С этим связан и экстремизм западной дипломатии. Нельзя не заметить, что она патологически тяготеет к различным методам давления – санкциям, блокадам, угрозам. То есть к такой своеобразной виртуальной войне. В последние годы это проявлялось очень часто; один из самых последних примеров – обсуждение в Совете Безопасности ООН внутриполитического кризиса в Зимбабве. Для разрешения этого кризиса западные страны предложили такие меры, как финансовые санкции и запрет на зарубежные поездки широкому кругу зимбабвийских политиков. Москва выступила против, резонно заявив, что это ни к чему не приведет. Постоянный представитель России при ООН Виталий Чуркин тогда признал: «Происходит столкновение философий – политических и дипломатических. Наши западные партнеры в большей степени руководствуются логикой давления. Мы считаем, что санкционное давление является последним аргументом».
Стиль американской и европейской дипломатии, ее «переговорные» технологии избирают для себя и постсоветские режимы, ориентирующиеся на Евросоюз и США. Не в последнюю очередь отсюда их постоянное стремление к агрессии. Оно проявляется не только во внешней политике, но и при разрешении внутренних кризисов, когда прозападные правительства демонстрируют авторитаризм, преследуют своих оппонентов. Михаил Саакашвили стал в этом плане классическим примером.
Грузинский президент всё последнее время говорил о «цивилизованном диалоге». 25 февраля 2006 года в эфире одного из российских телеканалов он сказал: «Я не отдам приказа о проведении военной операции, я не хочу, чтобы гибли люди. Мы всего достигнем путем переговоров и консультаций». Через два с половиной года Саакашвили показал, как быстро «цивилизованный» диалог может переходить в «нецивилизованный».
2.
Приднестровье тоже не раз сталкивалось с таким феноменом, как методы западной дипломатии. Примеров много. Один из них – запрет приднестровским лидерам въезжать в страны Европейского Союза (видно, такого рода меры уже стали классикой для Брюсселя). Другой - таможенно-пограничная блокада в марте 2006 года. Третий, совсем свежий – заявления специального представителя Евросоюза в Республике Молдова Кальмана Мижея о том, что в молдо-приднестровском урегулировании «приемлемо», а что – нет. Неприемлем, по мнению Мижея, «план Козака» или что-то похожее на него. Зато хорош молдавский закон 2005 года, дающий Приднестровью автономию.
Заявления европейского представителя на недавнем семинаре «Приднестровские диалоги» вообще проникнуты какой-то непонятной двусмысленностью и авторитарностью (это несмотря на то, что ЕС является всего лишь наблюдателем в формате 5+2). «Евросоюз считает аморальными переговоры по приднестровскому урегулированию в трехстороннем формате - Россия, Молдавия и Приднестровье… Проблема может быть решена только в формате «5+2», и отход от него недопустим…. Молдова наивна, если полагает, что решение проблемы можно найти в новом трехстороннем формате», - отмечал Мижей.

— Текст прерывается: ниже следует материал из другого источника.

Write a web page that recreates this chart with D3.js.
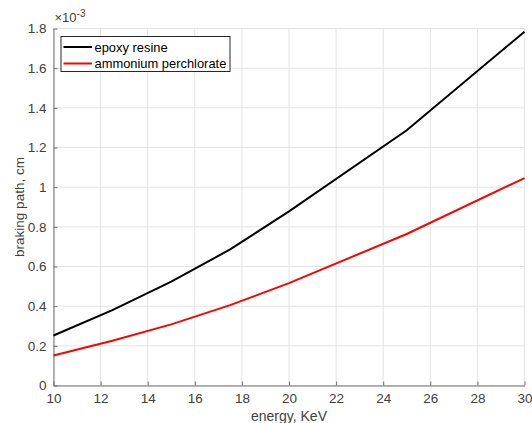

Эти заявления дают представление о том, какой стиль изберет западная дипломатия в молдо-приднестровском урегулировании (и к чему она будет подталкивать руководство Республики Молдова). Любопытно, что сейчас даже в Кишиневе почувствовали довольно примитивный авторитаризм Кальмана Мижея. Официальная газета «Независимая Молдова» в сегодняшнем номере назвала его требования «категоричными» и «неоднозначными». В редакционном комментарии прозвучали такие слова, как «язык ультиматумов», и было высказано предположение, что «Европейскому Союзу в процессе молдо-приднестровского урегулирования тоже придется уступить».
Однако ни ЕС, ни США (которые наверняка поддержат Кальмана Мижея) ни в чем не уступят. Европейский спецпредставитель считает, что политическую волю в урегулировании «должны продемонстрировать Приднестровье и Россия». То есть, видимо, они должны в одностороннем порядке сдать позиции - как в те времена, о которых в Вашингтоне говорят как о «лучших» в плане «цивилизованного диалога» с Москвой.
Очевидно, что подход европейской и американской дипломатии к молдо-приднестровскому урегулированию не изменится. Проблема в том, что этот подход – тупиковый. Авторитарность западных дипломатов, их экстремизм делают из них плохих переговорщиков. На такой почве не может быть диалога, не может появиться нестандартных решений, которые нужны при решении большинства этнополитических конфликтов. Не случайно до августа 2008 года западные страны так и не предложили ничего стоящего для того, чтобы урегулировать грузино-осетинский и грузино-абхазский конфликты. Хотя возможности и время для этого были.
Подход ЕС и США, повторимся, бесперспективный, поэтому формат 5+2 может действительно потерять свою актуальность. В его рамках достичь какой-либо формулы урегулирования не удалось, и судя по всему, нельзя. Можно только предугадать, что представители ЕС и США в формате 5+2 будут и дальше говорить о «цивилизованном диалоге», понимаемом исключительно в традициях западной дипломатии.